Brief: All of the material should be reproduced exactly, with pictures left out.

:::::

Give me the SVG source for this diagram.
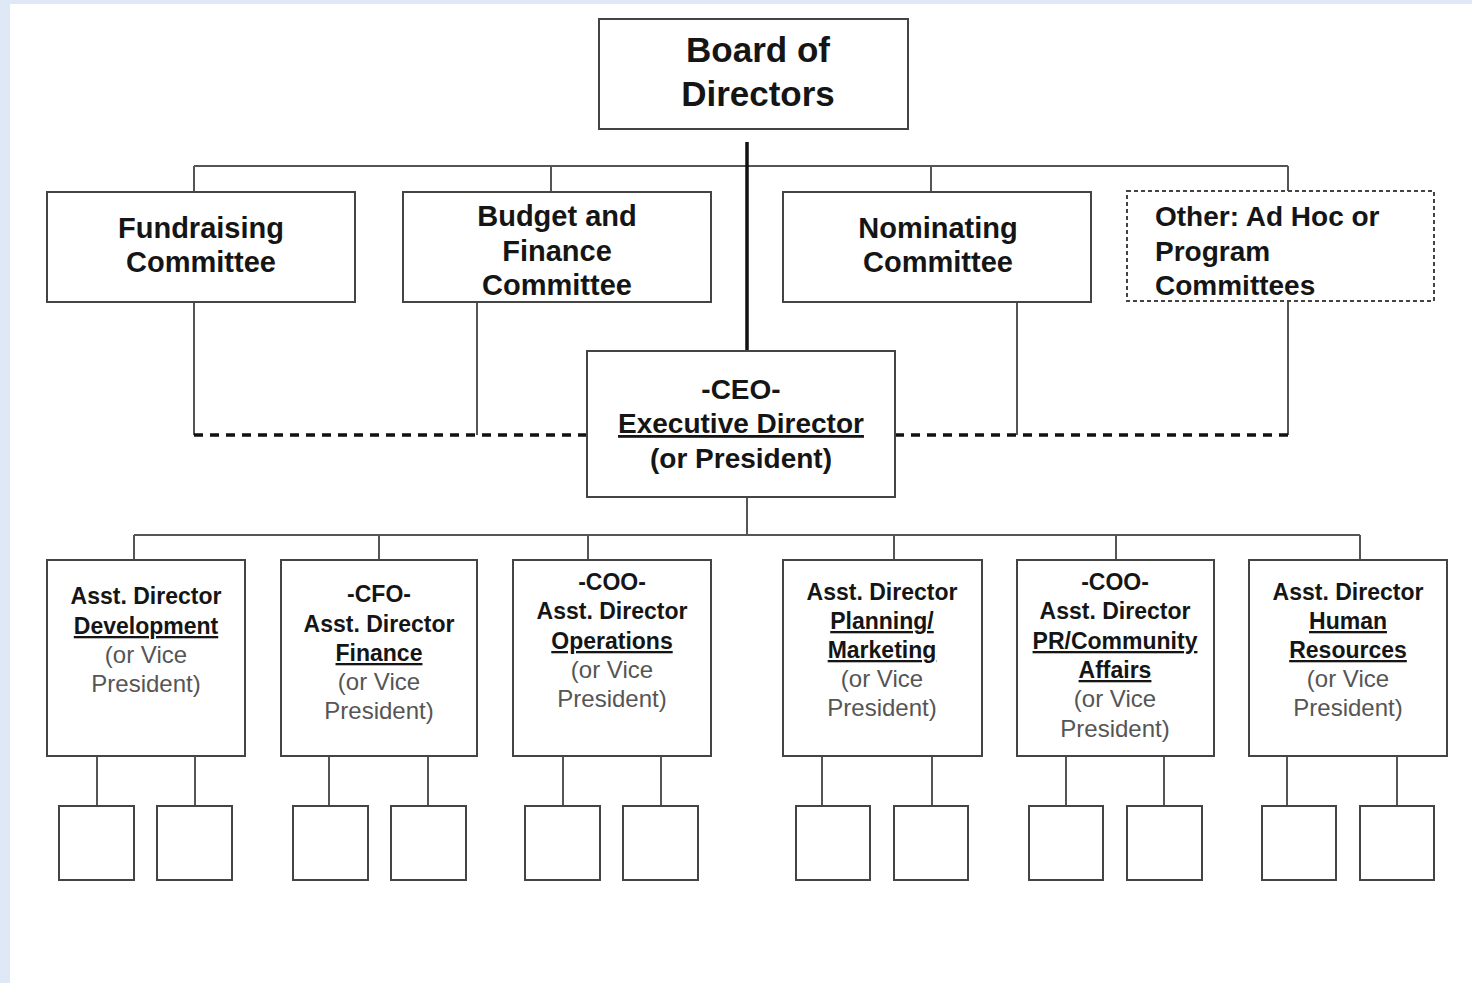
<svg xmlns="http://www.w3.org/2000/svg" width="1472" height="983" viewBox="0 0 1472 983">
<style>
.box{fill:#fff;stroke:#444;stroke-width:2}
.dbox{fill:#fff;stroke:#444;stroke-width:2;stroke-dasharray:4 3}
.ln{stroke:#555;stroke-width:2;fill:none}
.thick{stroke:#111;stroke-width:3.5;fill:none}
.dash{stroke:#111;stroke-width:3.5;fill:none;stroke-dasharray:9 7}
text{font-family:"Liberation Sans",Arial,sans-serif;text-anchor:middle;fill:#151515}
.t35{font-size:35px;font-weight:bold}
.t29{font-size:29px;font-weight:bold}
.t28{font-size:28px;font-weight:bold}
.b{font-size:23px;font-weight:bold}
.u{text-decoration:underline}
.r{font-size:24px;fill:#555}
</style>
<rect x="0" y="0" width="1472" height="983" fill="#dfe9f6"/>
<rect x="10" y="4" width="1462" height="979" fill="#fff"/>

<g id="connectors">
  <path class="ln" d="M194 166H1288M194 166V192M551 166V192M931 166V192M1288 166V192"/>
  <path class="thick" d="M747 142V351"/>
  <path class="ln" d="M194 302V435M477 302V435M1017 302V435M1288 300V435"/>
  <path class="dash" d="M194 435H587M895 435H1288"/>
  <path class="ln" d="M747 497V535M134 535H1360M134 535V560M379 535V560M588 535V560M894 535V560M1116 535V560M1360 535V560"/>
  <path class="ln" d="M97 756V806M195 756V806M329 756V806M428 756V806M563 756V806M661 756V806M822 756V806M932 756V806M1066 756V806M1164 756V806M1287 756V806M1397 756V806"/>
</g>

<g id="board">
  <rect class="box" x="599" y="19" width="309" height="110"/>
  <text class="t35" x="758" y="62">Board of</text>
  <text class="t35" x="758" y="106">Directors</text>
</g>

<g id="fundraising">
  <rect class="box" x="47" y="192" width="308" height="110"/>
  <text class="t29" x="201" y="238">Fundraising</text>
  <text class="t29" x="201" y="272">Committee</text>
</g>
<g id="budget">
  <rect class="box" x="403" y="192" width="308" height="110"/>
  <text class="t29" x="557" y="226">Budget and</text>
  <text class="t29" x="557" y="261">Finance</text>
  <text class="t29" x="557" y="295">Committee</text>
</g>
<g id="nominating">
  <rect class="box" x="783" y="192" width="308" height="110"/>
  <text class="t29" x="938" y="238">Nominating</text>
  <text class="t29" x="938" y="272">Committee</text>
</g>
<g id="other">
  <rect class="dbox" x="1127" y="191" width="307" height="110"/>
  <text class="t28" x="1155" y="226" style="text-anchor:start">Other: Ad Hoc or</text>
  <text class="t28" x="1155" y="261" style="text-anchor:start">Program</text>
  <text class="t28" x="1155" y="295" style="text-anchor:start">Committees</text>
</g>

<g id="ceo">
  <rect class="box" x="587" y="351" width="308" height="146"/>
  <text class="t28" x="741" y="399">-CEO-</text>
  <text class="t28 u" x="741" y="433">Executive Director</text>
  <text class="t28" x="741" y="468">(or President)</text>
</g>

<g id="vp-development">
  <rect class="box" x="47" y="560" width="198" height="196"/>
  <text class="b" x="146" y="604">Asst. Director</text>
  <text class="b u" x="146" y="634">Development</text>
  <text class="r" x="146" y="663">(or Vice</text>
  <text class="r" x="146" y="692">President)</text>
</g>
<g id="vp-finance">
  <rect class="box" x="281" y="560" width="196" height="196"/>
  <text class="b" x="379" y="602">-CFO-</text>
  <text class="b" x="379" y="632">Asst. Director</text>
  <text class="b u" x="379" y="661">Finance</text>
  <text class="r" x="379" y="690">(or Vice</text>
  <text class="r" x="379" y="719">President)</text>
</g>
<g id="vp-operations">
  <rect class="box" x="513" y="560" width="198" height="196"/>
  <text class="b" x="612" y="590">-COO-</text>
  <text class="b" x="612" y="619">Asst. Director</text>
  <text class="b u" x="612" y="649">Operations</text>
  <text class="r" x="612" y="678">(or Vice</text>
  <text class="r" x="612" y="707">President)</text>
</g>
<g id="vp-planning">
  <rect class="box" x="783" y="560" width="199" height="196"/>
  <text class="b" x="882" y="600">Asst. Director</text>
  <text class="b u" x="882" y="629">Planning/</text>
  <text class="b u" x="882" y="658">Marketing</text>
  <text class="r" x="882" y="687">(or Vice</text>
  <text class="r" x="882" y="716">President)</text>
</g>
<g id="vp-pr">
  <rect class="box" x="1017" y="560" width="197" height="196"/>
  <text class="b" x="1115" y="590">-COO-</text>
  <text class="b" x="1115" y="619">Asst. Director</text>
  <text class="b u" x="1115" y="649">PR/Community</text>
  <text class="b u" x="1115" y="678">Affairs</text>
  <text class="r" x="1115" y="707">(or Vice</text>
  <text class="r" x="1115" y="737">President)</text>
</g>
<g id="vp-hr">
  <rect class="box" x="1249" y="560" width="198" height="196"/>
  <text class="b" x="1348" y="600">Asst. Director</text>
  <text class="b u" x="1348" y="629">Human</text>
  <text class="b u" x="1348" y="658">Resources</text>
  <text class="r" x="1348" y="687">(or Vice</text>
  <text class="r" x="1348" y="716">President)</text>
</g>

<g id="staff">
  <rect class="box" x="59" y="806" width="75" height="74"/>
  <rect class="box" x="157" y="806" width="75" height="74"/>
  <rect class="box" x="293" y="806" width="75" height="74"/>
  <rect class="box" x="391" y="806" width="75" height="74"/>
  <rect class="box" x="525" y="806" width="75" height="74"/>
  <rect class="box" x="623" y="806" width="75" height="74"/>
  <rect class="box" x="796" y="806" width="74" height="74"/>
  <rect class="box" x="894" y="806" width="74" height="74"/>
  <rect class="box" x="1029" y="806" width="74" height="74"/>
  <rect class="box" x="1127" y="806" width="75" height="74"/>
  <rect class="box" x="1262" y="806" width="74" height="74"/>
  <rect class="box" x="1360" y="806" width="74" height="74"/>
</g>
</svg>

:::::

Solution to this exercise:
Give me the SVG source for this diagram.
<svg xmlns="http://www.w3.org/2000/svg" width="1472" height="983" viewBox="0 0 1472 983">
<style>
.box{fill:#fff;stroke:#444;stroke-width:2}
.dbox{fill:#fff;stroke:#444;stroke-width:2;stroke-dasharray:4 3}
.ln{stroke:#555;stroke-width:2;fill:none}
.thick{stroke:#111;stroke-width:3.5;fill:none}
.dash{stroke:#111;stroke-width:3.5;fill:none;stroke-dasharray:9 7}
text{font-family:"Liberation Sans",Arial,sans-serif;text-anchor:middle;fill:#151515}
.t35{font-size:35px;font-weight:bold}
.t29{font-size:29px;font-weight:bold}
.t28{font-size:28px;font-weight:bold}
.b{font-size:23px;font-weight:bold}
.u{text-decoration:underline}
.r{font-size:24px;fill:#555}
</style>
<rect x="0" y="0" width="1472" height="983" fill="#dfe9f6"/>
<rect x="10" y="4" width="1462" height="979" fill="#fff"/>

<g id="connectors">
  <path class="ln" d="M194 166H1288M194 166V192M551 166V192M931 166V192M1288 166V192"/>
  <path class="thick" d="M747 142V351"/>
  <path class="ln" d="M194 302V435M477 302V435M1017 302V435M1288 300V435"/>
  <path class="dash" d="M194 435H587M895 435H1288"/>
  <path class="ln" d="M747 497V535M134 535H1360M134 535V560M379 535V560M588 535V560M894 535V560M1116 535V560M1360 535V560"/>
  <path class="ln" d="M97 756V806M195 756V806M329 756V806M428 756V806M563 756V806M661 756V806M822 756V806M932 756V806M1066 756V806M1164 756V806M1287 756V806M1397 756V806"/>
</g>

<g id="board">
  <rect class="box" x="599" y="19" width="309" height="110"/>
  <text class="t35" x="758" y="62">Board of</text>
  <text class="t35" x="758" y="106">Directors</text>
</g>

<g id="fundraising">
  <rect class="box" x="47" y="192" width="308" height="110"/>
  <text class="t29" x="201" y="238">Fundraising</text>
  <text class="t29" x="201" y="272">Committee</text>
</g>
<g id="budget">
  <rect class="box" x="403" y="192" width="308" height="110"/>
  <text class="t29" x="557" y="226">Budget and</text>
  <text class="t29" x="557" y="261">Finance</text>
  <text class="t29" x="557" y="295">Committee</text>
</g>
<g id="nominating">
  <rect class="box" x="783" y="192" width="308" height="110"/>
  <text class="t29" x="938" y="238">Nominating</text>
  <text class="t29" x="938" y="272">Committee</text>
</g>
<g id="other">
  <rect class="dbox" x="1127" y="191" width="307" height="110"/>
  <text class="t28" x="1155" y="226" style="text-anchor:start">Other: Ad Hoc or</text>
  <text class="t28" x="1155" y="261" style="text-anchor:start">Program</text>
  <text class="t28" x="1155" y="295" style="text-anchor:start">Committees</text>
</g>

<g id="ceo">
  <rect class="box" x="587" y="351" width="308" height="146"/>
  <text class="t28" x="741" y="399">-CEO-</text>
  <text class="t28 u" x="741" y="433">Executive Director</text>
  <text class="t28" x="741" y="468">(or President)</text>
</g>

<g id="vp-development">
  <rect class="box" x="47" y="560" width="198" height="196"/>
  <text class="b" x="146" y="604">Asst. Director</text>
  <text class="b u" x="146" y="634">Development</text>
  <text class="r" x="146" y="663">(or Vice</text>
  <text class="r" x="146" y="692">President)</text>
</g>
<g id="vp-finance">
  <rect class="box" x="281" y="560" width="196" height="196"/>
  <text class="b" x="379" y="602">-CFO-</text>
  <text class="b" x="379" y="632">Asst. Director</text>
  <text class="b u" x="379" y="661">Finance</text>
  <text class="r" x="379" y="690">(or Vice</text>
  <text class="r" x="379" y="719">President)</text>
</g>
<g id="vp-operations">
  <rect class="box" x="513" y="560" width="198" height="196"/>
  <text class="b" x="612" y="590">-COO-</text>
  <text class="b" x="612" y="619">Asst. Director</text>
  <text class="b u" x="612" y="649">Operations</text>
  <text class="r" x="612" y="678">(or Vice</text>
  <text class="r" x="612" y="707">President)</text>
</g>
<g id="vp-planning">
  <rect class="box" x="783" y="560" width="199" height="196"/>
  <text class="b" x="882" y="600">Asst. Director</text>
  <text class="b u" x="882" y="629">Planning/</text>
  <text class="b u" x="882" y="658">Marketing</text>
  <text class="r" x="882" y="687">(or Vice</text>
  <text class="r" x="882" y="716">President)</text>
</g>
<g id="vp-pr">
  <rect class="box" x="1017" y="560" width="197" height="196"/>
  <text class="b" x="1115" y="590">-COO-</text>
  <text class="b" x="1115" y="619">Asst. Director</text>
  <text class="b u" x="1115" y="649">PR/Community</text>
  <text class="b u" x="1115" y="678">Affairs</text>
  <text class="r" x="1115" y="707">(or Vice</text>
  <text class="r" x="1115" y="737">President)</text>
</g>
<g id="vp-hr">
  <rect class="box" x="1249" y="560" width="198" height="196"/>
  <text class="b" x="1348" y="600">Asst. Director</text>
  <text class="b u" x="1348" y="629">Human</text>
  <text class="b u" x="1348" y="658">Resources</text>
  <text class="r" x="1348" y="687">(or Vice</text>
  <text class="r" x="1348" y="716">President)</text>
</g>

<g id="staff">
  <rect class="box" x="59" y="806" width="75" height="74"/>
  <rect class="box" x="157" y="806" width="75" height="74"/>
  <rect class="box" x="293" y="806" width="75" height="74"/>
  <rect class="box" x="391" y="806" width="75" height="74"/>
  <rect class="box" x="525" y="806" width="75" height="74"/>
  <rect class="box" x="623" y="806" width="75" height="74"/>
  <rect class="box" x="796" y="806" width="74" height="74"/>
  <rect class="box" x="894" y="806" width="74" height="74"/>
  <rect class="box" x="1029" y="806" width="74" height="74"/>
  <rect class="box" x="1127" y="806" width="75" height="74"/>
  <rect class="box" x="1262" y="806" width="74" height="74"/>
  <rect class="box" x="1360" y="806" width="74" height="74"/>
</g>
</svg>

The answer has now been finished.